Work required
Exact reproduction is required for the lines bounded by the one containing "Output the component" and the one containing "ReferenceLine, ReferenceDot, Legend", both bounds included. Print them without any pictures.

[BEGIN Supplied data]

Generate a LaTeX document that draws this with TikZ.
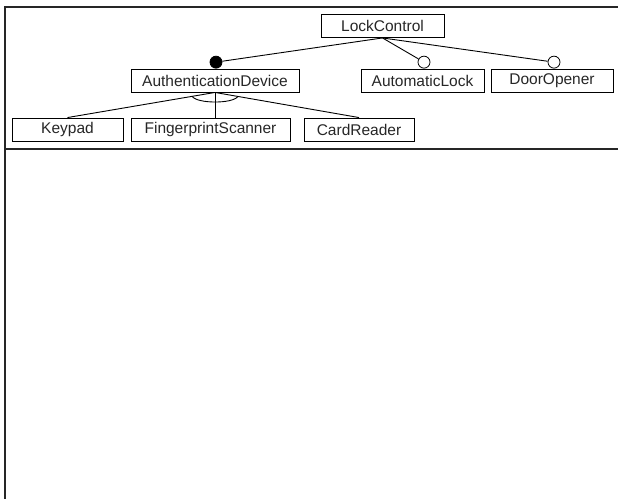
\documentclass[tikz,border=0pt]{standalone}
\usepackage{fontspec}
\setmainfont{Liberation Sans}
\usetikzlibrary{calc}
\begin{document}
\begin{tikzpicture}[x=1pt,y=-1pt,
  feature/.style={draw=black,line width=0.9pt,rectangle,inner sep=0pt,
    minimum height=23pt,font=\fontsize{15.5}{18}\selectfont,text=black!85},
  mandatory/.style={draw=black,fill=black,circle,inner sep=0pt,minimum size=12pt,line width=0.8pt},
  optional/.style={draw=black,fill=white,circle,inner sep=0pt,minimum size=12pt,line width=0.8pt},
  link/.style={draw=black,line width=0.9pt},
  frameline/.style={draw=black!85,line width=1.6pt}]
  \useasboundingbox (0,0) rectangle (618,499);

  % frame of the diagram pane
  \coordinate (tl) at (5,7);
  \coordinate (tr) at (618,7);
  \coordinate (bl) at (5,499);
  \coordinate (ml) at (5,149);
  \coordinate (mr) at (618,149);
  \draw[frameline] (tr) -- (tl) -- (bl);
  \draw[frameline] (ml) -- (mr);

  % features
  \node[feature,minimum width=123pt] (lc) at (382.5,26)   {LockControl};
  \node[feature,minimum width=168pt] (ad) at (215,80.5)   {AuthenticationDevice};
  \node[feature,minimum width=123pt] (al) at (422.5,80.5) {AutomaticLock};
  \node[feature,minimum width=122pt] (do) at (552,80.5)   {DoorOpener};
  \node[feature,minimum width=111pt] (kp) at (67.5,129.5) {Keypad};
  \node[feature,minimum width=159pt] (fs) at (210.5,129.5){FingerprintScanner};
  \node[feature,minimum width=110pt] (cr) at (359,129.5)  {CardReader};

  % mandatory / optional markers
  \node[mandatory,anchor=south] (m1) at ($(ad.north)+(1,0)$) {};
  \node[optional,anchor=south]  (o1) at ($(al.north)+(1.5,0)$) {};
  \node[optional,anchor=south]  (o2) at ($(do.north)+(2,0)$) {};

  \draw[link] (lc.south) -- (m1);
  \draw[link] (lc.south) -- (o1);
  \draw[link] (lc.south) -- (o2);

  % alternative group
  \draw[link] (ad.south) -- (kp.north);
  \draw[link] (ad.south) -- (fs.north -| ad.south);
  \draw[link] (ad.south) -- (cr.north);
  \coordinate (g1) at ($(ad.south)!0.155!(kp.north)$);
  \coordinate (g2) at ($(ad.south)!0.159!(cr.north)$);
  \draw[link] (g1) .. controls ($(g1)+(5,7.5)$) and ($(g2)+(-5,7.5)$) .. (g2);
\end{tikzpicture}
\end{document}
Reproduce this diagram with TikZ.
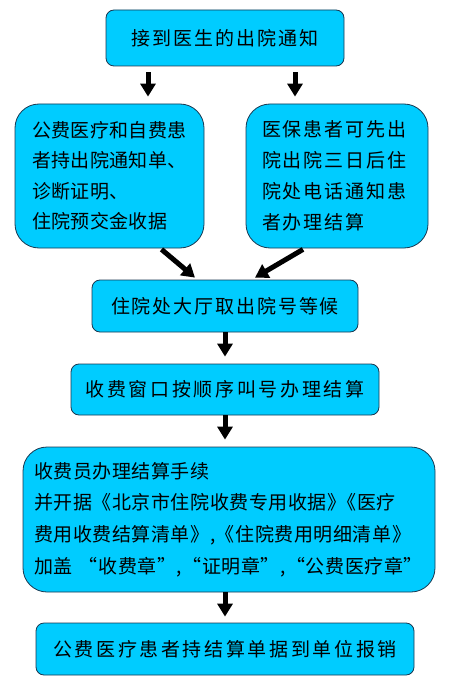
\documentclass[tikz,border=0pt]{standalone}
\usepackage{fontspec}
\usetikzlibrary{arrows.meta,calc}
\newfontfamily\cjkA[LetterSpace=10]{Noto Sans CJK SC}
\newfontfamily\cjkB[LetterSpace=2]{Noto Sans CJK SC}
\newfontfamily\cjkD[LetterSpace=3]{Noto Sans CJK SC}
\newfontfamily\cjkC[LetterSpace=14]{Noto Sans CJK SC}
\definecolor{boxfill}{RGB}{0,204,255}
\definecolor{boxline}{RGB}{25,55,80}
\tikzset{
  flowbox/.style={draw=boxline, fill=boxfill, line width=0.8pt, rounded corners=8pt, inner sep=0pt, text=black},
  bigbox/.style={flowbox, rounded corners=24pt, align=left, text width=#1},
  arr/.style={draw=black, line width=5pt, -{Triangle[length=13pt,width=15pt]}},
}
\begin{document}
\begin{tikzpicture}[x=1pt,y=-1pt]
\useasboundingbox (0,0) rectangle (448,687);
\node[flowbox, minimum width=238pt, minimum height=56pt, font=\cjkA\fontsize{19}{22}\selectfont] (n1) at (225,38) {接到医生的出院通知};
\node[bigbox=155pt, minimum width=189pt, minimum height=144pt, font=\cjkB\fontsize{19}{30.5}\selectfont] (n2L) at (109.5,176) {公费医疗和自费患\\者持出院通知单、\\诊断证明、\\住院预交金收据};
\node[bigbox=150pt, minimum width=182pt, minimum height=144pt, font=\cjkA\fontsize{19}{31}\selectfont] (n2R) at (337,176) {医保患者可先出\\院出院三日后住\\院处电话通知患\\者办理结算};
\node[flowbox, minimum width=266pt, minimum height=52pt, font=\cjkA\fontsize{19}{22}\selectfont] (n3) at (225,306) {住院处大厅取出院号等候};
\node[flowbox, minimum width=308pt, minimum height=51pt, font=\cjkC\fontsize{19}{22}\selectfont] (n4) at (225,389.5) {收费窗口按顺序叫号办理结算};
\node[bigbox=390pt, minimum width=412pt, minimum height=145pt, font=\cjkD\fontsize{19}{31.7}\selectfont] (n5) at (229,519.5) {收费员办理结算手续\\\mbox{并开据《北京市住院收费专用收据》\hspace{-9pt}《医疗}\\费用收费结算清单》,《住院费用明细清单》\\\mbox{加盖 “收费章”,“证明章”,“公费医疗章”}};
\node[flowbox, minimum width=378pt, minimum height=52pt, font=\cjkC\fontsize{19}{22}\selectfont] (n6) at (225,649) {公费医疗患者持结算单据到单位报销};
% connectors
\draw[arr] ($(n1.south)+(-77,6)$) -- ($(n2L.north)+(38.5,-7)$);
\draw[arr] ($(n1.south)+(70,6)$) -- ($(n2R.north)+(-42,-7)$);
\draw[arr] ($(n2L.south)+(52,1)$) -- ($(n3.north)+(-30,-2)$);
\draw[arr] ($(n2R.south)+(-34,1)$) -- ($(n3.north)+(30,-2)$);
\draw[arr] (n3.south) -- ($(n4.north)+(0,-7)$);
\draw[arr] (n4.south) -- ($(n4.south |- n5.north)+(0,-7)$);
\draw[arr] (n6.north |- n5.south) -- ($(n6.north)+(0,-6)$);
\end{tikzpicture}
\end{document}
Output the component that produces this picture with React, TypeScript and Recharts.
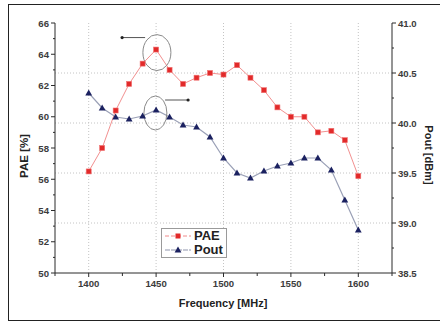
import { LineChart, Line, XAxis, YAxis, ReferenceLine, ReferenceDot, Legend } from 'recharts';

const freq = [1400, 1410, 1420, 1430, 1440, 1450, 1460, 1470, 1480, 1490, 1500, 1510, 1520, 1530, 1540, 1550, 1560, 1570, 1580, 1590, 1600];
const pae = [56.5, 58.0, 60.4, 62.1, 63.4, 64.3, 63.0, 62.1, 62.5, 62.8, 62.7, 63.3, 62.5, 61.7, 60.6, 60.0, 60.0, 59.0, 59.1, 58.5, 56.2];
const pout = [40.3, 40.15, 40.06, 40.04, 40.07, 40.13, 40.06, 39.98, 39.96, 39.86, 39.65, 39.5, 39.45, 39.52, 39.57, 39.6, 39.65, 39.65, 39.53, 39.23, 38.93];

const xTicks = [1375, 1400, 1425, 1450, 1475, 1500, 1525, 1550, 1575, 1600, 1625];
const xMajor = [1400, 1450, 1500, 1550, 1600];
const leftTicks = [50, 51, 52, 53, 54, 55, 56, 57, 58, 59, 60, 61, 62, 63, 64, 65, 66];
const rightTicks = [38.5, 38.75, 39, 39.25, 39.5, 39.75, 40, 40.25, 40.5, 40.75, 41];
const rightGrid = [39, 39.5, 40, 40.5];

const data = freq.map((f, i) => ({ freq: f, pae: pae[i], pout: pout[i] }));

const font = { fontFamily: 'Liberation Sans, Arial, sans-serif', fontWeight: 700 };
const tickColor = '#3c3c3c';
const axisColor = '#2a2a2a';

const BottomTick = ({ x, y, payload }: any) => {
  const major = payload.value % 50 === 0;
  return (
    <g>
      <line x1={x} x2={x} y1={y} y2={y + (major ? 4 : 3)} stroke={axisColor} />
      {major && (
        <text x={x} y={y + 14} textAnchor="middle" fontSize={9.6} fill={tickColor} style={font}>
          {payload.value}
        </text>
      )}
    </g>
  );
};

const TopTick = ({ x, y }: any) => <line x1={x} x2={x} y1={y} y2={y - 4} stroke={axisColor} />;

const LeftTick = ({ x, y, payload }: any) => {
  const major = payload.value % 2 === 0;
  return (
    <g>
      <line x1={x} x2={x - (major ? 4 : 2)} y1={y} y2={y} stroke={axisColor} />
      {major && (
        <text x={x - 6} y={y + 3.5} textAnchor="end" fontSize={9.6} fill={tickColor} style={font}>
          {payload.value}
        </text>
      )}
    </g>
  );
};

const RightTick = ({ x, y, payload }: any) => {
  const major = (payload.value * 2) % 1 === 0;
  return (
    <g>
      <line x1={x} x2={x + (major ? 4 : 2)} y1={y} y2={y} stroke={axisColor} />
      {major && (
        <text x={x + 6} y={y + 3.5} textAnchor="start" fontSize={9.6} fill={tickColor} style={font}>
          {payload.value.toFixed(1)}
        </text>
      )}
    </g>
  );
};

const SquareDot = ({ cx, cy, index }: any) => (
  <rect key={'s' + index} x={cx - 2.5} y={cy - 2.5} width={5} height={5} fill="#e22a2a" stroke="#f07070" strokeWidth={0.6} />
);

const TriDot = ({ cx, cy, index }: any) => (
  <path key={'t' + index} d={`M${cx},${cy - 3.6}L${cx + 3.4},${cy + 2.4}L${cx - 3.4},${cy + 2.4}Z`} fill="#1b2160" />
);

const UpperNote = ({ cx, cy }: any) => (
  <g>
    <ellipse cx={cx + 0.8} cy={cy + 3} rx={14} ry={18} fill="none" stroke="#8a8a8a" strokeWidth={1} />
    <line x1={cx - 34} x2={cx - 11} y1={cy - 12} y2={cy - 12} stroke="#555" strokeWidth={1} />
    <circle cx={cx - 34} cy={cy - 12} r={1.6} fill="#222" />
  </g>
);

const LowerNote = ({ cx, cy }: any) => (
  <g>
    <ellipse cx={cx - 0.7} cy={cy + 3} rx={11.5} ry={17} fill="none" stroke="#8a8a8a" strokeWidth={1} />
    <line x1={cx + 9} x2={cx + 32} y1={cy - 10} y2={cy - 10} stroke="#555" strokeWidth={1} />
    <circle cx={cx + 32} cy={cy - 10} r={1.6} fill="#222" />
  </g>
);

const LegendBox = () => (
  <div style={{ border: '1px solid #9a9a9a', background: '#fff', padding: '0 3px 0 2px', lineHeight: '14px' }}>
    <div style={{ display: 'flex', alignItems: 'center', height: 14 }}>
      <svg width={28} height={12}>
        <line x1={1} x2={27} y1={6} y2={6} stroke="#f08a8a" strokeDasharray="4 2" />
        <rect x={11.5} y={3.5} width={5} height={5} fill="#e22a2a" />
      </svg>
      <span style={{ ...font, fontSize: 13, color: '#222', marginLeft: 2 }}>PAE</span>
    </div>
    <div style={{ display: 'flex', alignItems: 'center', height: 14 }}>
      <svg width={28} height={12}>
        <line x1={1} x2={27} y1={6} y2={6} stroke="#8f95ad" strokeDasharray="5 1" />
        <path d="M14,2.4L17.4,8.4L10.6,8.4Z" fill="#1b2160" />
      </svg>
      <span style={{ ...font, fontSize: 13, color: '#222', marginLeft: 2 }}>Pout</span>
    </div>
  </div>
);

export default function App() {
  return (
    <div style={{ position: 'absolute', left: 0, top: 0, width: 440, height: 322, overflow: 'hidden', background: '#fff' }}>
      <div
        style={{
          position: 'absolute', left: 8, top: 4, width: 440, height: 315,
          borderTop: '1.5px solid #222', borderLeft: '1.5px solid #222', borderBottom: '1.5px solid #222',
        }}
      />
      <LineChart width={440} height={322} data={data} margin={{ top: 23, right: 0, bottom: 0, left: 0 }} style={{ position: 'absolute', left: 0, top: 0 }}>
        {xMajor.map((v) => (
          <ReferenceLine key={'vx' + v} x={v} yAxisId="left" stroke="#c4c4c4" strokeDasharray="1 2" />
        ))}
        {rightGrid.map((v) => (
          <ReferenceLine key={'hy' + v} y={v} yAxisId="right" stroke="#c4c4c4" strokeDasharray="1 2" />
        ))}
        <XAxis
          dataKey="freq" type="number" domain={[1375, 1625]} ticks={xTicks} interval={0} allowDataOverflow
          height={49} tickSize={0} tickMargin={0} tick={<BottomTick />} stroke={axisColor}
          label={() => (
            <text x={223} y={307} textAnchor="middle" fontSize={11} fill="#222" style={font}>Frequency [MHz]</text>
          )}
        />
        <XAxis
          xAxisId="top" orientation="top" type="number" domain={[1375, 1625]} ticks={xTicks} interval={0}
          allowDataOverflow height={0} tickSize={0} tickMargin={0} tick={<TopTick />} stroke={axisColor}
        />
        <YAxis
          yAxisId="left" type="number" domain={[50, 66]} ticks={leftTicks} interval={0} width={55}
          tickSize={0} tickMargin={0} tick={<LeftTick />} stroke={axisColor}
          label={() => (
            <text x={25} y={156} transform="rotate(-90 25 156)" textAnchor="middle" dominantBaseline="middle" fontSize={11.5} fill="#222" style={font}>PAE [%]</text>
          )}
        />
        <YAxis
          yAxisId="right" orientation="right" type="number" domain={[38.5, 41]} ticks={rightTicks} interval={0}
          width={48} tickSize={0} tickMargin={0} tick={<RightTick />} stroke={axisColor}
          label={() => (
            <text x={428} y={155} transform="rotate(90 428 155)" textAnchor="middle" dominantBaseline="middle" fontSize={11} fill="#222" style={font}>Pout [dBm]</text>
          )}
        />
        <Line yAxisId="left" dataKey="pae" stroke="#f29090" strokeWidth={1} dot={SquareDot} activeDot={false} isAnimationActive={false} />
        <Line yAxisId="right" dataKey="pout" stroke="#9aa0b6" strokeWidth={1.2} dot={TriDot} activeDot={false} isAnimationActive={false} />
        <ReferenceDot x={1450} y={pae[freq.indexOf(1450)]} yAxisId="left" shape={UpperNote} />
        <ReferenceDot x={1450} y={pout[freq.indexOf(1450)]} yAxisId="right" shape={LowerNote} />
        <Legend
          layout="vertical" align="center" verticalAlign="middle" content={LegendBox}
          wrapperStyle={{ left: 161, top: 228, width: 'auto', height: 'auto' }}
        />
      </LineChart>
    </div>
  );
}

[END Supplied data]

Result
Output the component that produces this picture with React, TypeScript and Recharts.
import { LineChart, Line, XAxis, YAxis, ReferenceLine, ReferenceDot, Legend } from 'recharts';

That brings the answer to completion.